--- STATED TASK ---
Copy out exactly the lines from the one holding "Write the matplotlib code for this chart." through the one holding "poly([(xl, 0), (xr, 0), (xr", ends included; omit images.

--- MATERIAL SHOWN ---
'''

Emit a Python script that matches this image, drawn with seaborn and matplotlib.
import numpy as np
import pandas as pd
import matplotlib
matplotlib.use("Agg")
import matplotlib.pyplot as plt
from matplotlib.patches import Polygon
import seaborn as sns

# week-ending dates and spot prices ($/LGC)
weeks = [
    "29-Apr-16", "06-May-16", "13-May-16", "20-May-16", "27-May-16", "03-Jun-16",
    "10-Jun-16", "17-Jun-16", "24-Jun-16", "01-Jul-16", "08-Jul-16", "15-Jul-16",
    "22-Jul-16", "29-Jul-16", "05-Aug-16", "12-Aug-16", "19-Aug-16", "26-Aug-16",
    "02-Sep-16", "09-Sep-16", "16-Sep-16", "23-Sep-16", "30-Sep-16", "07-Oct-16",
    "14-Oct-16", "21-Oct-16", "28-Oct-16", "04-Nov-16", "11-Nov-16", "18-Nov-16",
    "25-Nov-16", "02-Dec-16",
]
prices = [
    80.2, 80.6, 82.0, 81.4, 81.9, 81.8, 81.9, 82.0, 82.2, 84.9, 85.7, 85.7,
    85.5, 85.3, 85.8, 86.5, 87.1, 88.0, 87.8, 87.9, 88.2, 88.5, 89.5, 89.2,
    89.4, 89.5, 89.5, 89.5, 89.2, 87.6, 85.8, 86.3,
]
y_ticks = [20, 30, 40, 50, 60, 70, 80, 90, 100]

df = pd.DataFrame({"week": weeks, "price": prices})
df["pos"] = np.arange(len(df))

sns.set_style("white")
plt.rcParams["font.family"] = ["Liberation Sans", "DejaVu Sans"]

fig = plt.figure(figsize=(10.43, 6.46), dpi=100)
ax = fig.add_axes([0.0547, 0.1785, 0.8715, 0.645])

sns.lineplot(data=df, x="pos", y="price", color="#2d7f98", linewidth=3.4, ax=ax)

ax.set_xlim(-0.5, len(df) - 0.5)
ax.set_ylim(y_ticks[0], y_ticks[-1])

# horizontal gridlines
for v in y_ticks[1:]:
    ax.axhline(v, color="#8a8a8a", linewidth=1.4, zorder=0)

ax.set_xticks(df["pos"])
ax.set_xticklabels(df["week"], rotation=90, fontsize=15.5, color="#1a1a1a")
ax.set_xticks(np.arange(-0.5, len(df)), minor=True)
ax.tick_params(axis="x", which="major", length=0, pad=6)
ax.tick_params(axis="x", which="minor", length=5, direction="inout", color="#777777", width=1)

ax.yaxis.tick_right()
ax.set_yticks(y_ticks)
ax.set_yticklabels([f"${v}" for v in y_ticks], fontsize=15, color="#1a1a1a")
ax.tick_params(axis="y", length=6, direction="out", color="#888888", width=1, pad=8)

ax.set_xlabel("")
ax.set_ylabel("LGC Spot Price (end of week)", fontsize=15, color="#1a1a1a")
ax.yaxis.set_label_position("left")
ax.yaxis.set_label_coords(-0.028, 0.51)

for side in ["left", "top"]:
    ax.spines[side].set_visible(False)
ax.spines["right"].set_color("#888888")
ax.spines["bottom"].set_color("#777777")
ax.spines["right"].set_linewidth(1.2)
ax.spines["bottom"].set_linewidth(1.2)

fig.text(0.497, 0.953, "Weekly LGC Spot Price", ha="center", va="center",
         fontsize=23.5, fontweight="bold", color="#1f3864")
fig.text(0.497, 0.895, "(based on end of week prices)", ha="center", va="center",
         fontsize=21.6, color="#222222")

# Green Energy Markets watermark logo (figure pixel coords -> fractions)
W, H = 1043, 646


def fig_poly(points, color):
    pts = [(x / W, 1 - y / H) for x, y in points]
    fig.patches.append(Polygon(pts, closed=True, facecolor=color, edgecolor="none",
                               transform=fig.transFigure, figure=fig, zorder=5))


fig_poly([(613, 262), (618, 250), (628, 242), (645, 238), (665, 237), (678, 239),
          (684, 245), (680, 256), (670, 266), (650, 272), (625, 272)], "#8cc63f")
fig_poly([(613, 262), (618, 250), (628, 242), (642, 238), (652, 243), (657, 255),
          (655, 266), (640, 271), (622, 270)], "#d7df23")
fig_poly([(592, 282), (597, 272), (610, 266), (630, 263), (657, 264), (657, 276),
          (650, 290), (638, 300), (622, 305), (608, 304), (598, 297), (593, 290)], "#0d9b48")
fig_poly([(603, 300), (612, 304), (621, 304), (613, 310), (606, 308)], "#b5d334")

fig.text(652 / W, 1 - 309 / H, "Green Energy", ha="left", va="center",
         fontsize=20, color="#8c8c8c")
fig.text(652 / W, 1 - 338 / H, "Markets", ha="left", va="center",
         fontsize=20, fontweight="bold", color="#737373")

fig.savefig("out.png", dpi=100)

'''
'''

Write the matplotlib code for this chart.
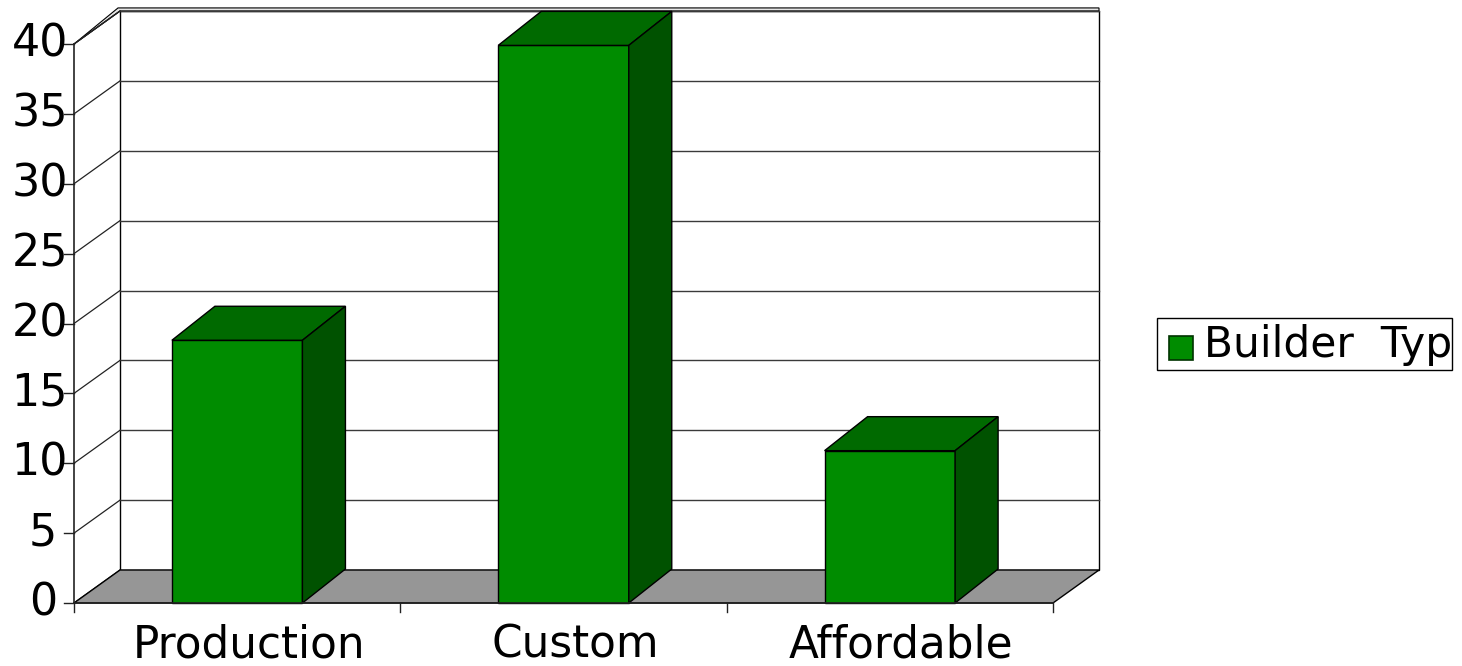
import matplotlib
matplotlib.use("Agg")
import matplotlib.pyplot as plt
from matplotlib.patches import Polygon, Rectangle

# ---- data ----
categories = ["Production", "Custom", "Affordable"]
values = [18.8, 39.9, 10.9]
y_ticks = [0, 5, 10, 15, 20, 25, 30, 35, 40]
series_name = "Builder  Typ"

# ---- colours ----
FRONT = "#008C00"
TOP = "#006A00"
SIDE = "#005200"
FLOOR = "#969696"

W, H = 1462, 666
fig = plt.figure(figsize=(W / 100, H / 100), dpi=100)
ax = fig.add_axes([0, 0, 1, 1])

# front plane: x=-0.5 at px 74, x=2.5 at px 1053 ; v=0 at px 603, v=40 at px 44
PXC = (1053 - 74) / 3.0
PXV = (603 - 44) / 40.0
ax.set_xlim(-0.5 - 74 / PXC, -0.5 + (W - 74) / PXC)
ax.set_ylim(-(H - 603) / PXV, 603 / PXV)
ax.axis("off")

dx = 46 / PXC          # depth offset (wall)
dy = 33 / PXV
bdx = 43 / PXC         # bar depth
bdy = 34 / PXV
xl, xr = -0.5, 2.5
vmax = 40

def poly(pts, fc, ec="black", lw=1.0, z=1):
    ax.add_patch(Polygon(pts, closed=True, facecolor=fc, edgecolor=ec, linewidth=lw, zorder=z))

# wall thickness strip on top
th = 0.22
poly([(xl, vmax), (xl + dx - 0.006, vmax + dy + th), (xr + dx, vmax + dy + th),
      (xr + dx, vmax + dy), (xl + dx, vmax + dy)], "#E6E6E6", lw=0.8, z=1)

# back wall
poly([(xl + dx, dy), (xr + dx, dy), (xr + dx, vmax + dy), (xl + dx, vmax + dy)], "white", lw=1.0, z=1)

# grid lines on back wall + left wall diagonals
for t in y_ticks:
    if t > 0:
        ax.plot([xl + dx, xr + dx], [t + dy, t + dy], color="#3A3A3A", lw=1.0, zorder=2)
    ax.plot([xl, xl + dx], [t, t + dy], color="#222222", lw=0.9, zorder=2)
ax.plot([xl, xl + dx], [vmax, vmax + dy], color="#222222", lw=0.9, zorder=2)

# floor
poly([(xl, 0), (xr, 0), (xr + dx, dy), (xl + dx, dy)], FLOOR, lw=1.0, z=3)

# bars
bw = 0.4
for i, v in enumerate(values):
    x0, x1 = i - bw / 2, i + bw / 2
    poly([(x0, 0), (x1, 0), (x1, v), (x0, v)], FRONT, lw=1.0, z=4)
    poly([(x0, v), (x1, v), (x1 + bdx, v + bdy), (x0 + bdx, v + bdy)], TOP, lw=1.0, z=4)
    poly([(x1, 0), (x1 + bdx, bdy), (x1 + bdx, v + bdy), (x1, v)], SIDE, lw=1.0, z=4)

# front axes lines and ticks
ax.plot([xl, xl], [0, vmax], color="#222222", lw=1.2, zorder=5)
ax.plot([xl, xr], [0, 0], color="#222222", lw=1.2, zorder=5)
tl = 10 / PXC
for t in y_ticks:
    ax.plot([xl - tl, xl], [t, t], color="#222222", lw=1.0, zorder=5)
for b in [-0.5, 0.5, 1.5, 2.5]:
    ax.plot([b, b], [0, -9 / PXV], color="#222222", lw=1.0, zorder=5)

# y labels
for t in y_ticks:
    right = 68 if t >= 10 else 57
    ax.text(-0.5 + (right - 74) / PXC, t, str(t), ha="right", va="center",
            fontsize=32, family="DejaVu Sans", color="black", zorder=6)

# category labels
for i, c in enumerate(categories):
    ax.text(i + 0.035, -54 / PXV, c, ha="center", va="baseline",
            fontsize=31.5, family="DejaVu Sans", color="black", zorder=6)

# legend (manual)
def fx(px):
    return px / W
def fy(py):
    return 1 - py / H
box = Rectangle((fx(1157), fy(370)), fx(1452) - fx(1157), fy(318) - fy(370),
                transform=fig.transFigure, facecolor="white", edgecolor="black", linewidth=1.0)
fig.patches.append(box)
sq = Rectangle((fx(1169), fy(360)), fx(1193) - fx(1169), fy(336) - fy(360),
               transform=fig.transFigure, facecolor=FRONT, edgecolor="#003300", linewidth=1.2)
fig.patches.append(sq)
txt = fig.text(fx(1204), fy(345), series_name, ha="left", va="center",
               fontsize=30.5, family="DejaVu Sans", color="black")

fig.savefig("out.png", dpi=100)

'''
'''

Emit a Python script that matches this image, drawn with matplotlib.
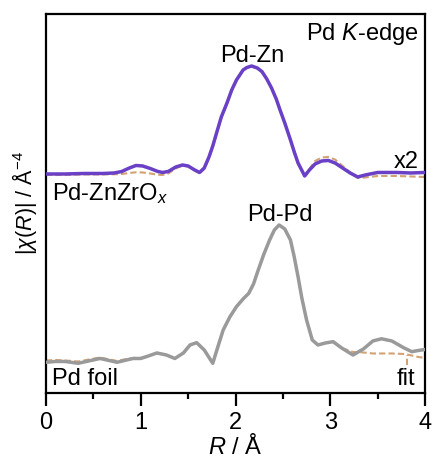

'''

--- RESPONSE ---
Write the matplotlib code for this chart.
import matplotlib
matplotlib.use("Agg")
import matplotlib.pyplot as plt
from matplotlib.patches import Polygon, Rectangle

# ---- data ----
categories = ["Production", "Custom", "Affordable"]
values = [18.8, 39.9, 10.9]
y_ticks = [0, 5, 10, 15, 20, 25, 30, 35, 40]
series_name = "Builder  Typ"

# ---- colours ----
FRONT = "#008C00"
TOP = "#006A00"
SIDE = "#005200"
FLOOR = "#969696"

W, H = 1462, 666
fig = plt.figure(figsize=(W / 100, H / 100), dpi=100)
ax = fig.add_axes([0, 0, 1, 1])

# front plane: x=-0.5 at px 74, x=2.5 at px 1053 ; v=0 at px 603, v=40 at px 44
PXC = (1053 - 74) / 3.0
PXV = (603 - 44) / 40.0
ax.set_xlim(-0.5 - 74 / PXC, -0.5 + (W - 74) / PXC)
ax.set_ylim(-(H - 603) / PXV, 603 / PXV)
ax.axis("off")

dx = 46 / PXC          # depth offset (wall)
dy = 33 / PXV
bdx = 43 / PXC         # bar depth
bdy = 34 / PXV
xl, xr = -0.5, 2.5
vmax = 40

def poly(pts, fc, ec="black", lw=1.0, z=1):
    ax.add_patch(Polygon(pts, closed=True, facecolor=fc, edgecolor=ec, linewidth=lw, zorder=z))

# wall thickness strip on top
th = 0.22
poly([(xl, vmax), (xl + dx - 0.006, vmax + dy + th), (xr + dx, vmax + dy + th),
      (xr + dx, vmax + dy), (xl + dx, vmax + dy)], "#E6E6E6", lw=0.8, z=1)

# back wall
poly([(xl + dx, dy), (xr + dx, dy), (xr + dx, vmax + dy), (xl + dx, vmax + dy)], "white", lw=1.0, z=1)

# grid lines on back wall + left wall diagonals
for t in y_ticks:
    if t > 0:
        ax.plot([xl + dx, xr + dx], [t + dy, t + dy], color="#3A3A3A", lw=1.0, zorder=2)
    ax.plot([xl, xl + dx], [t, t + dy], color="#222222", lw=0.9, zorder=2)
ax.plot([xl, xl + dx], [vmax, vmax + dy], color="#222222", lw=0.9, zorder=2)

# floor
poly([(xl, 0), (xr, 0), (xr + dx, dy), (xl + dx, dy)], FLOOR, lw=1.0, z=3)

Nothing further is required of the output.